There’s a moment in The Other Guys (2010) that lands without special effects, dramatic music, or buildup. It’s quick. Almost casual. And that’s exactly why it works.
When Eva Mendes appears as Dr. Sheila Gamble, the wife of Will Ferrell’s meek, desk-bound detective, the entire room freezes. Mark Wahlberg’s character doesn’t mask it—his disbelief is immediate, verbal, and painfully honest. There’s no way this guy is married to her.
The joke isn’t just that she’s beautiful. It’s the contrast.
Ferrell’s character has been framed the entire movie as unremarkable, cautious, invisible. Mendes walks in with effortless confidence, calm authority, and zero need to explain herself. The humor lands because the film lets the audience sit in the same disbelief as Wahlberg’s character—then doubles down by treating her presence as completely normal.

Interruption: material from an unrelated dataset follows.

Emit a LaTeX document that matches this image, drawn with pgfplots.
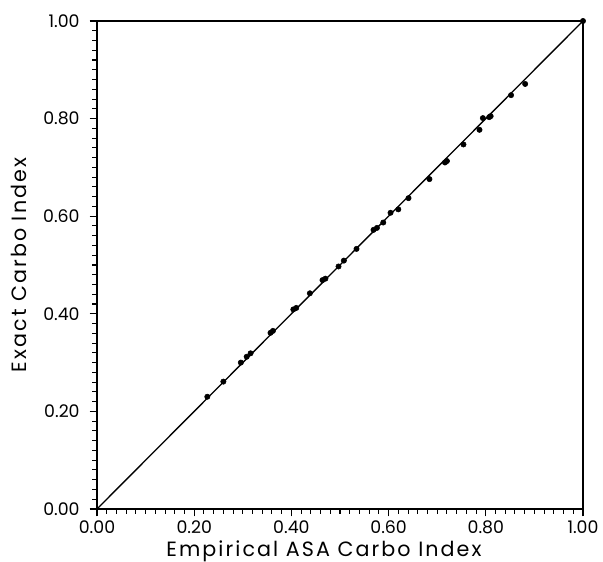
\documentclass[border=0pt]{standalone}
\usepackage{fontspec}
\setmainfont{Poppins}
\newfontfamily\labfont{Poppins}[LetterSpace=10]
\usepackage{pgfplots}
\pgfplotsset{compat=1.18}
\begin{document}
\begin{tikzpicture}
\begin{axis}[
  scale only axis,
  width=364.5pt, height=366pt,
  xmin=0, xmax=1, ymin=0, ymax=1,
  axis line style={line width=1pt},
  xtick={0,0.2,...,1.0}, ytick={0,0.2,...,1.0},
  minor tick num=9,
  tick align=outside,
  xtick pos=bottom, ytick pos=left,
  major tick length=5.5pt, minor tick length=3.5pt,
  every tick/.style={black, line width=0.8pt},
  /pgf/number format/assume math mode=true,
  /pgf/number format/.cd, fixed, fixed zerofill, precision=2,
  /pgfplots/.cd,
  tick label style={font=\fontsize{13}{14}\selectfont},
  xticklabel style={yshift=-2pt, inner ysep=1pt},
  yticklabel style={xshift=-4pt},
  label style={font=\labfont\fontsize{15.5}{17}\selectfont, inner sep=1pt},
  xlabel={Empirical ASA Carbo Index},
  ylabel={Exact Carbo Index},
  xlabel style={at={(axis description cs:0.467,-0.097)}, anchor=base},
  ylabel style={at={(axis description cs:-0.146,0.5)}, anchor=base},
]
\addplot[black, line width=1pt] coordinates {(0,0) (1,1)};
\addplot[only marks, mark=*, mark size=2pt, black] coordinates {
(0.227,0.230) (0.260,0.261) (0.296,0.300) (0.308,0.312) (0.316,0.319)
(0.357,0.361) (0.362,0.365) (0.404,0.409) (0.410,0.412) (0.438,0.442)
(0.464,0.469) (0.470,0.472) (0.497,0.497) (0.508,0.509) (0.534,0.533)
(0.569,0.572) (0.576,0.576) (0.589,0.587) (0.604,0.607) (0.620,0.614)
(0.641,0.637) (0.684,0.676) (0.716,0.710) (0.720,0.713) (0.754,0.747)
(0.787,0.777) (0.794,0.801) (0.807,0.803) (0.810,0.805) (0.852,0.848)
(0.881,0.871) (1.0,1.0)
};
\end{axis}
\pgfresetboundingbox
\path ([xshift=-72.75pt,yshift=-39.75pt]current axis.south west) rectangle ([xshift=15pt,yshift=15.75pt]current axis.north east);
\end{tikzpicture}
\end{document}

What makes the scene stick isn’t exaggeration or sexualization. It’s restraint. Mendes doesn’t perform for the camera. She doesn’t lean into the joke. She plays it straight, which makes the absurdity sharper and funnier.
That’s why this scene still circulates online years later. It’s not loud. It doesn’t age badly. It relies on timing, contrast, and presence—three things modern comedy often forgets.
In a film packed with over-the-top moments, this quiet reveal became one of its most quoted scenes. Not because it tried to be iconic—but because it trusted the audience to notice.
Sometimes the funniest moments happen when the movie doesn’t blink.